Given the nature of the conflict, I elected to use a facilitated dialogue format commonly used in couples counseling. Sometimes lawyers will resist something that seems “touchy feely,” but in this case, they were sufficiently desperate for help that they were willing to talk about their feelings. Andres had recently joined the firm, bringing with him the billable hour obsession of his former firm. From that context, Josh’s attempts at friendly conversation seemed deliberately manipulative and like attempts to “pull rank”. Once they both understood the other’s perspective, we were able to develop some strategies and practices for working together going forward. Last I heard, they were still partners and friends. The amazing thing is that this only took two hours of one-on-one conversations, and two ninety-minute joint sessions. Of course, not all problems can be worked out so quickly, but the thing I love about partnership coaching is how quickly it can improve the clients’ quality of life.
Lawyers Feel the Need to be Right and Stay in Control
The final challenge that I will address is the tendency for lawyers to feel the need to be right as a way to stay in control. This comes about, in part, because the law attracts a lot of people with cautious, security-oriented personalities. My favorite college professor used to say that lawyers are like white-collar postal workers. He came from a working class neighborhood where everyone wanted a job with the U.S. Postal Service because it paid relatively well and had job security. He was absolutely correct about lawyers. Many people go to law school because it seems like a safe choice; after all, it’s a well-paid, respectable profession that doesn’t require much math or passion for a particular subject matter. Thus, the legal profession attracts cautious, sensible people who are also smart enough and academically oriented enough to thrive in an intellectual environment. These traits are admirable and work well in many regards. However, when you combine the typical lawyer’s need for stability and control with the tendency to use intelligence, knowledge and being right as the go-to tools for winning in life, you find a lot of lawyers who feel the need to stay in control by anticipating problems and using their big brains to outsmart the people around them.

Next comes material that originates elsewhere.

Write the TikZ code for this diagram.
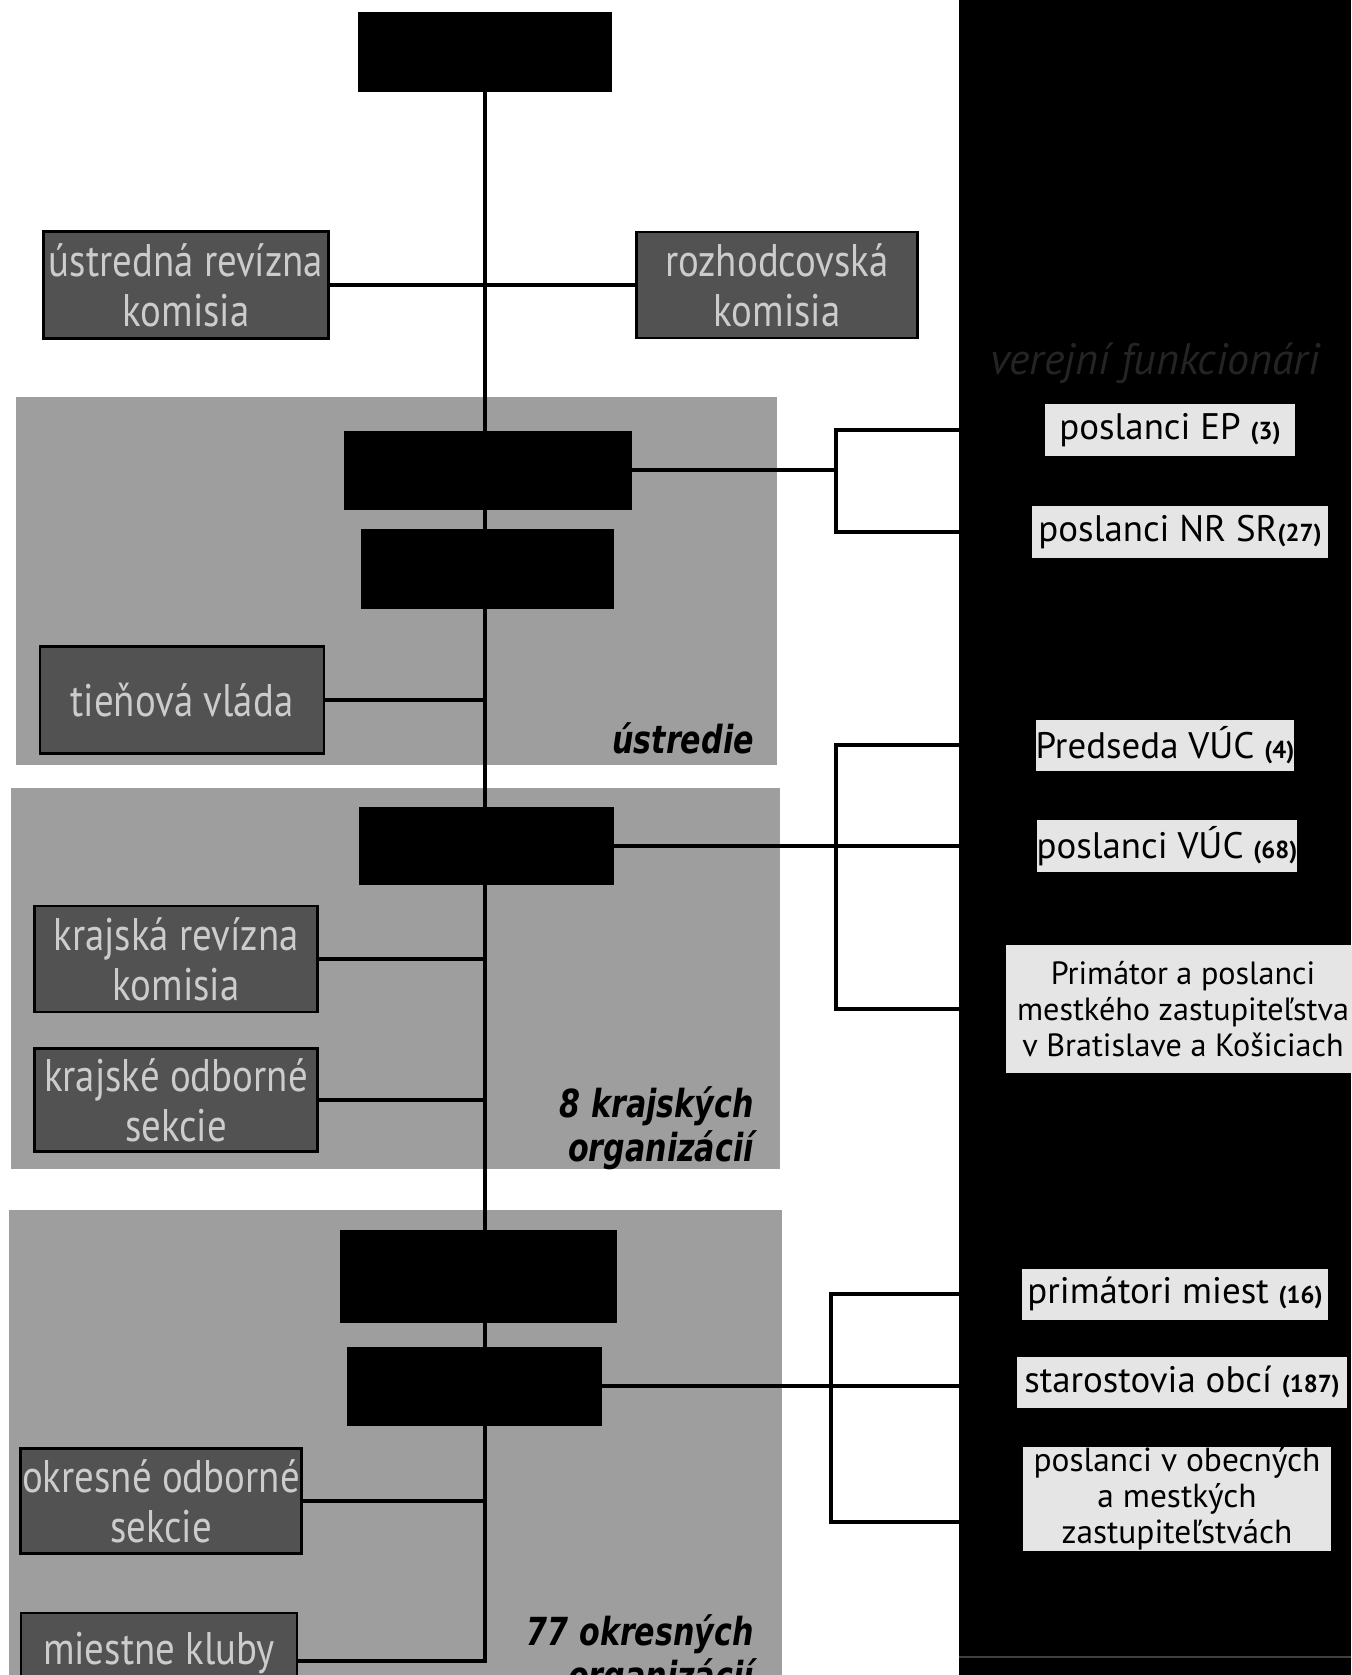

Virtually everyone, regardless of profession, wants to be correct in their predictions and estimations, as ways to cope with and be successful in the world. However, lawyers approach this from an unusually negative and critical perspective. Martin Seligman, the father of positive psychology, describes the unique challenges of the legal mind in his book Authentic Happiness. He explains that lawyers tend to be pessimistic, meaning that they see “bad events as pervasive, permanent, and uncontrollable” in contrast to optimists who “sees them as local, temporary and changeable.” Pessimism is maladaptive in most professions; in other words, pessimists get worse outcomes than optimists. The field of law is the exception. A pessimistic outlook is helpful in a profession where the goal is to anticipate all the possible things that could go wrong and protect against them. Nonetheless, such an outlook inevitably makes lawyers even more cautious, risk averse and dead set on being as “right” as possible.

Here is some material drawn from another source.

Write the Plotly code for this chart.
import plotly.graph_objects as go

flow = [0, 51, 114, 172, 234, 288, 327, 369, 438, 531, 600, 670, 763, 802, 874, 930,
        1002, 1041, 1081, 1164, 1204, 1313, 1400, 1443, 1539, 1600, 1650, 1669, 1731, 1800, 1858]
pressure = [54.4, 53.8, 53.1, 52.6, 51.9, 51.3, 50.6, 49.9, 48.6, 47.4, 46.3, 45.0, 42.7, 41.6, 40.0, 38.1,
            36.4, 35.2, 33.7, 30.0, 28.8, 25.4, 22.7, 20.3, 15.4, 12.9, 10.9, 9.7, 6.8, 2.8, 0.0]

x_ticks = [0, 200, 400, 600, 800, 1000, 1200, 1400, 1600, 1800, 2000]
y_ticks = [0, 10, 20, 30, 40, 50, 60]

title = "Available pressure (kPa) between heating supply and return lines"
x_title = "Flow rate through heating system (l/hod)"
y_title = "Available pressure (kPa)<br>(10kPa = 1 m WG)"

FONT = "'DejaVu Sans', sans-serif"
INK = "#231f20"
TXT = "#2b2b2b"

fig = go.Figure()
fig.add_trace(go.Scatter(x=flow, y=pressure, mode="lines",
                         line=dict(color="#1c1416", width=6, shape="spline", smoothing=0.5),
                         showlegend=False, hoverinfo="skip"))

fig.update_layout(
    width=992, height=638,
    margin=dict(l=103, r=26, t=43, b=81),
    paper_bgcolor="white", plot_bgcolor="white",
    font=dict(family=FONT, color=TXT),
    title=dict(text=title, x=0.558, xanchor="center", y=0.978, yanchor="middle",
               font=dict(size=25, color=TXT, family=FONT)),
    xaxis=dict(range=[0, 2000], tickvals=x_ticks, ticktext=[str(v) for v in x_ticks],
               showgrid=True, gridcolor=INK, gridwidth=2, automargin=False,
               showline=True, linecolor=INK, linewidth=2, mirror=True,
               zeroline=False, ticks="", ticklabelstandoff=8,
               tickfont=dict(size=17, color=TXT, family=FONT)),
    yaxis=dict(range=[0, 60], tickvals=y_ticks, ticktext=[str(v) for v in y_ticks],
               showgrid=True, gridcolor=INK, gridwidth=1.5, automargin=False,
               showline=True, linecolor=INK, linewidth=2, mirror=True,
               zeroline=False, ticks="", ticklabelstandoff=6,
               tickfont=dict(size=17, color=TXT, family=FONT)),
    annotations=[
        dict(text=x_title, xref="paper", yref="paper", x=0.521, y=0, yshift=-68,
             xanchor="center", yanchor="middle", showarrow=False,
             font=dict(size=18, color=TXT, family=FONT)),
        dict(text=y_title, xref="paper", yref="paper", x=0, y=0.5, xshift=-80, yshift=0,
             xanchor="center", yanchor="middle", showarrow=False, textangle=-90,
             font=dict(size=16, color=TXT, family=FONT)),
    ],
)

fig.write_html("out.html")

My Approach to the Lawyer Personality
So, how does this need to be right and stay in control manifest in my lawyer clients? I find that litigators, in particular, are often very careful and protected in their response to coaching questions. They look at the questions like part of a chess match, trying to figure out where the question is going, what the angle is, etc. They are try to get the “right answer” and the idea of coaching being an inquiry to help them discover answers within themselves is a very foreign concept. Even when I have a wonderful rapport with a client, I find this can occur. My approach is to address it directly. I point it out, normalize it, point to it being about control and then have an organic conversation based on their thoughts on the subject. As with all clients, loving them and thinking they are terrific creates the foundation that allows me to have such conversations with them.

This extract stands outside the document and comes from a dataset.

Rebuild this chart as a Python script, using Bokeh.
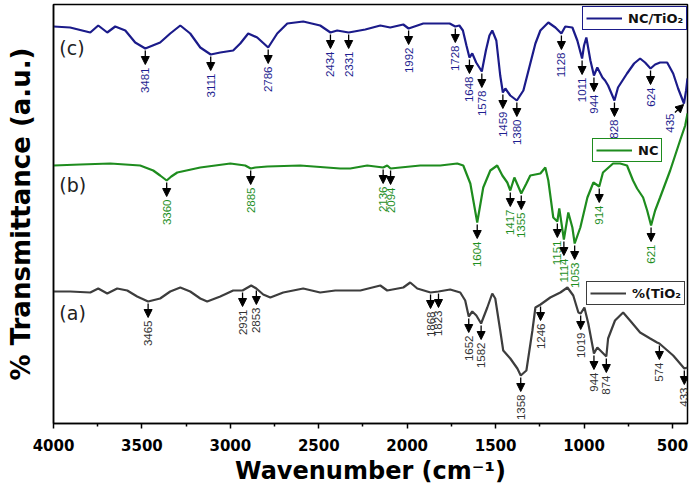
import numpy as np
from bokeh.plotting import figure
from bokeh.models import (Range1d, ColumnDataSource, Arrow, NormalHead, Legend,
                          LegendItem, FixedTicker)
from bokeh.embed import file_html
from bokeh.resources import INLINE
from bokeh.core.properties import value

# ---------------- data (arbitrary transmittance units, offset spectra) ----------------
c_wn = [4000, 3906, 3792, 3747, 3696, 3651, 3594, 3538, 3481, 3397, 3340, 3283, 3227, 3170,
        3111, 3057, 2984, 2944, 2899, 2848, 2786, 2735, 2678, 2588, 2492, 2434, 2396, 2331,
        2237, 2152, 2096, 2022, 1992, 1909, 1773, 1760, 1728, 1705, 1685, 1665, 1648, 1632,
        1610, 1578, 1555, 1535, 1519, 1496, 1474, 1459, 1445, 1417, 1380, 1343, 1304, 1275,
        1247, 1202, 1162, 1128, 1106, 1066, 1038, 1011, 1000, 987, 964, 944, 925, 896, 881,
        864, 828, 808, 757, 717, 683, 655, 624, 598, 570, 530, 496, 468, 435, 423, 415]
c_px = [26, 27, 32, 25, 32, 26, 30, 42, 48, 42, 33, 25, 33, 47,
        54, 52, 50, 43, 33, 37, 47, 33, 23, 21, 25, 32, 30, 32,
        29, 25, 27, 24, 28, 23, 23, 23, 26, 25, 30, 45, 57, 53,
        62, 71, 50, 35, 30, 40, 75, 92, 88, 95, 100, 90, 63, 43,
        30, 22, 27, 33, 26, 27, 40, 58, 45, 37, 60, 75, 67, 77, 80,
        85, 100, 87, 73, 63, 58, 62, 68, 64, 62, 62, 73, 88, 103, 90, 78]
c_val = [423 - v for v in c_px]

b_wn = [4000, 3849, 3679, 3510, 3436, 3397, 3360, 3334, 3300, 3170, 3000, 2916, 2885, 2859,
        2791, 2605, 2379, 2322, 2226, 2136, 2113, 2094, 2039, 1926, 1813, 1717, 1683, 1643,
        1604, 1570, 1530, 1491, 1462, 1434, 1417, 1394, 1355, 1326, 1304, 1247, 1219, 1202,
        1174, 1151, 1140, 1114, 1089, 1066, 1053, 1021, 981, 947, 914, 893, 836, 796, 757,
        723, 700, 666, 643, 621, 598, 570, 513, 457, 428, 415]
b_px = [165, 164, 163, 165, 170, 175, 180, 176, 172, 167, 163, 165, 168, 167,
        166, 165, 168, 168, 165, 167, 165, 168, 167, 165, 165, 163, 165, 183,
        222, 187, 170, 165, 175, 182, 190, 177, 193, 183, 175, 173, 167, 180,
        217, 221, 208, 239, 212, 227, 243, 227, 197, 182, 186, 172, 163, 163, 165,
        180, 188, 197, 210, 225, 210, 197, 170, 140, 125, 113]
b_val = [423 - v for v in b_px]

a_wn = [4000, 3906, 3792, 3747, 3696, 3640, 3583, 3527, 3465, 3397, 3340, 3283, 3227, 3170,
        3131, 3057, 2984, 2931, 2882, 2853, 2814, 2774, 2701, 2588, 2492, 2407, 2322, 2265,
        2152, 2113, 2022, 1983, 1943, 1868, 1823, 1757, 1700, 1672, 1652, 1632, 1609, 1582,
        1547, 1519, 1502, 1474, 1457, 1417, 1377, 1358, 1326, 1292, 1275, 1246, 1191, 1134,
        1094, 1061, 1032, 1019, 998, 976, 944, 925, 874, 864, 825, 779, 740, 683, 626, 587,
        574, 496, 433, 415]
a_px = [291, 291, 292, 288, 293, 288, 290, 296, 301, 298, 291, 287, 291, 298,
        301, 296, 290, 290, 285, 288, 294, 297, 292, 288, 292, 290, 290, 290,
        285, 290, 287, 282, 288, 292, 291, 289, 292, 300, 316, 311, 315, 323,
        307, 293, 298, 330, 350, 358, 368, 375, 370, 330, 307, 304, 297, 292,
        287, 295, 312, 313, 307, 323, 353, 347, 356, 338, 320, 312, 320, 332, 338, 342,
        343, 355, 368, 367]
a_val = [423 - v for v in a_px]

c_peaks = [3481, 3111, 2786, 2434, 2331, 1992, 1728, 1648, 1578, 1459, 1380, 1128, 1011,
           944, 828, 624, 435]
b_peaks = [3360, 2885, 2136, 2094, 1604, 1417, 1355, 1151, 1114, 1053, 914, 621]
a_peaks = [3465, 2931, 2853, 1868, 1823, 1652, 1582, 1358, 1246, 1019, 944, 874, 574, 433]

x_ticks = [4000, 3500, 3000, 2500, 2000, 1500, 1000, 500]
x_minor = [3750, 3250, 2750, 2250, 1750, 1250, 750]

# ---------------- figure ----------------
p = figure(width=690, height=490, output_backend="svg", toolbar_location=None,
           x_range=Range1d(4000, 415), y_range=Range1d(0, 419),
           min_border_left=53, min_border_right=3, min_border_top=4, min_border_bottom=67)
p.xgrid.visible = False
p.ygrid.visible = False
p.outline_line_color = "black"
p.outline_line_width = 1.5
p.background_fill_color = "white"

NAVY, GREEN, GREY = "#1b1b8a", "#1e8c1e", "#3d3d3d"
NAVY_T, GREEN_T, GREY_T = "#1f1f90", "#1f8f1f", "#333333"

rc = p.line(c_wn, c_val, line_color=NAVY, line_width=2.2)
rb = p.line(b_wn, b_val, line_color=GREEN, line_width=2.2)
ra = p.line(a_wn, a_val, line_color=GREY, line_width=2.2)


def annotate(peaks, wn, vals, color):
    x0, y0, x1, y1, tx, ty, tt = [], [], [], [], [], [], []
    for pk in peaks:
        v = float(np.interp(pk, wn[::-1], vals[::-1]))
        if pk == 435:
            x0.append(pk + 51); y0.append(v - 9)
            x1.append(pk + 2); y1.append(v - 1)
            tx.append(pk + 77); ty.append(v - 10)
        else:
            x0.append(pk); y0.append(v - 2)
            x1.append(pk); y1.append(v - 16)
            tx.append(pk); ty.append(v - 19)
        tt.append(str(pk))
    src = ColumnDataSource(dict(x0=x0, y0=y0, x1=x1, y1=y1))
    p.add_layout(Arrow(x_start="x0", y_start="y0", x_end="x1", y_end="y1", source=src,
                       line_color="black", line_width=1.3,
                       end=NormalHead(size=8, fill_color="black", line_color="black",
                                      line_width=1)))
    p.text(x=tx, y=ty, text=tt, angle=np.pi / 2, text_align="right",
           text_baseline="middle", text_font=value("Liberation Sans"),
           text_font_size="11.5px", text_color=color)


annotate(c_peaks, c_wn, c_val, NAVY_T)
annotate(b_peaks, b_wn, b_val, GREEN_T)
annotate(a_peaks, a_wn, a_val, GREY_T)

# panel letters
p.text(x=[3967] * 3, y=[c_val[0] - 21, b_val[0] - 19, a_val[0] - 21],
       text=["(c)", "(b)", "(a)"], text_align="left", text_baseline="middle",
       text_font=value("DejaVu Sans"), text_font_size="19px", text_color="#222222")

# legends
def make_legend(r, label, color, loc):
    leg = Legend(items=[LegendItem(label=label, renderers=[r])], location=loc,
                 border_line_color=color, border_line_width=1.5, border_line_alpha=1,
                 padding=3, margin=0, spacing=0, glyph_width=36, glyph_height=16,
                 label_height=16, label_standoff=6, label_text_font="DejaVu Sans",
                 label_text_font_style="bold", label_text_font_size="13px",
                 label_text_color="#111111", background_fill_color="white",
                 background_fill_alpha=1)
    p.add_layout(leg)

make_legend(rc, "NC/TiO\u2082", NAVY, (529, 393))
make_legend(rb, "NC", GREEN, (539, 261))
make_legend(ra, "%(TiO\u2082", GREY, (533, 118))

# axes
xa = p.xaxis[0]
xa.ticker = FixedTicker(ticks=x_ticks, minor_ticks=x_minor)
xa.axis_line_width = 1.5
xa.major_tick_line_width = 1.5
xa.minor_tick_line_width = 1.5
xa.major_tick_in = 0
xa.major_tick_out = 5
xa.minor_tick_in = 0
xa.minor_tick_out = 3
xa.major_label_standoff = 10
xa.major_label_text_font = "DejaVu Sans"
xa.major_label_text_font_style = "bold"
xa.major_label_text_font_size = "15px"
xa.major_label_text_color = "black"
xa.axis_label = "Wavenumber (cm\u207b\u00b9)"
xa.axis_label_text_font = "DejaVu Sans"
xa.axis_label_text_font_style = "bold"
xa.axis_label_text_font_size = "24px"
xa.axis_label_text_color = "black"
xa.axis_label_standoff = 3

ya = p.yaxis[0]
ya.ticker = FixedTicker(ticks=[])
ya.axis_line_width = 1.5
ya.major_tick_line_color = None
ya.minor_tick_line_color = None
ya.major_label_text_font_size = "0px"
ya.axis_label = "% Transmittance (a.u.)"
ya.axis_label_text_font = "DejaVu Sans"
ya.axis_label_text_font_style = "bold"
ya.axis_label_text_font_size = "26px"
ya.axis_label_text_color = "black"
ya.axis_label_standoff = 18

open("out.html", "w").write(file_html(p, INLINE))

Being smart is such a huge part of a lawyers’ identity that this can make creating a partnership somewhat tricky. Many lawyers are insecure about their intelligence. They feel that their value is largely based on how smart they are, and as such there is a constant evaluation of their own intelligence relative to others. So it is not surprising that clients often test or compete with the coach. It’s not deliberate or ill intentioned; rather it is just a default way of interacting. I find that this creates a great opportunity to address their beliefs about intelligence, value, and winning, among other fundamental principles. I introduce the concept that we all have default tools that we use to “win” in the world, but those tools don’t actually serve us well in every situation. For example, being smarter than one’s spouse and always having the better argument in a fight is not the road to a happy marriage. Sometimes other tools and approaches work better than intelligence and logic.
It’s hard to get someone to put aside, even temporarily, a strategy that has worked well for them in the past. Being smarter and “righter” than everyone else was a highly effective strategy in college, in law school, and as an associate. I have found that the only way people will put aside something that has worked so well is to get painfully clear about how much harm it is doing now. Consider Joe*, who came to me originally because he was having trouble retaining clients. Joe had an impressive background. He had an Ivy League education, worked at a top law firm, and was fortunate enough to work in a highly specialized area of law. Consequently, Joe was able to find clients remarkably easily; but after they worked with him for a year or two they tended to leave. He was mystified and wanted me to help him fix this situation. Joe was the typical know-it-all. He came to me for answers and didn’t like the fact that I kept asking him questions. To the degree that I did give him answers, he didn’t like those either. He kept telling me what was wrong with my coaching. Needless to say, it was easy to understand why his clients were leaving him. I’m pretty sure he wouldn’t have continued if he hadn’t paid for the six months of coaching up front and if his managing partner hadn’t been asking him periodically how the coaching was going.
I addressed how he was relating to me head on. I told him that as his coach, I was fine with him exactly as he was, and that I could see his commitment to truth, honesty and excellence. I also said that in the interest of him understanding better how others may be feeling, I would share what my experience when he spoke in that tone and used that language. I said that I felt demeaned, disrespected, and angry, and that if his clients felt this way it made sense that they would be leaving. As with most people, he resisted the pain of understanding how much he was hurting the people around him, but after a little while he was able to see it. I think a lot of coaches let up and don’t push clients to feel the pain they are causing others, since it is so uncomfortable. However, I know from experience that this is often a critical turning point that can motivate significant behavioral change, so I make sure they feel it rather than just seeing it intellectually. After a while, Joe was able to see how his know it all attitude was affecting his marriage and his relationships with his family as well as his work. By the end of that session the seriousness of it had started to sink in and we were on our way to a productive coaching engagement.
If you haven’t coached many lawyers, you should certainly give it a try. There are numerous charming, witty and fun lawyers out there who could use support in their lives and their law practices. Furthermore, many are in positions of influence, and thus, helping them can have wide reverberations within society.
* Names and other details have been changed to protect client identities.